目前,很难说哪一种锂离子技术变种会胜出。 TOYOTA 目前正在和 Matsushita 合作开发他们自己的电池技术,他们也难以确认哪一种技术最好。 GM 也在这一领域下赌注。 GM 正在为他们的 Chevy Volt 测试 A123 Systems 和 Compact Power 生产的电池组,这种即将问世的汽车全电动行程是40英里,上面装备一个小型的内燃发动机用于需要时给电池充电。为了保证 Volt 的电池总是能提供足够的动力,以及具有10年的使用寿命,该电池的充电量将一直保持在30%到80%之间, GM 储能系统集团 ( GM's energy-storage systems group )的 Roland Matthe 说道。

GM 希望能在2010年晚期大规模生产 Volt。这是野心勃勃的计划,因为 Volt 能否及时问世取决于是否出现适用的电池技术。

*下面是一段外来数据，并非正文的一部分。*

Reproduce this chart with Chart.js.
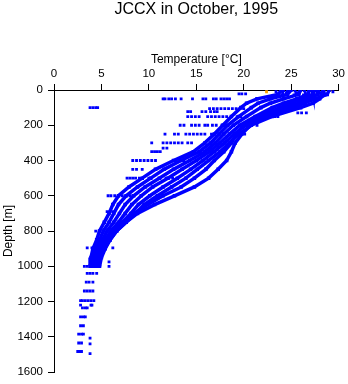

“要不是巨大的成功,要不败得一塌糊涂,” James George 说,他是新罕布什尔州的电池专家,跟踪电池工业长达45年。
“就得到完美电池而言,我们还有很长的路要走,” Thackeray 博士说道。在过去数十年中,大约每2年计算机芯片性能就翻倍;但在过去200年历史中,电池的发展非常缓慢。高昂的油价以及对气候变化的忧虑,意味着研究者们将以前所未有的动力去加入追求更好性能的电池技术的行列。“这将是一次旅程,” Wright 小姐说道, “伴随着我们越来越少地使用内燃发动机。”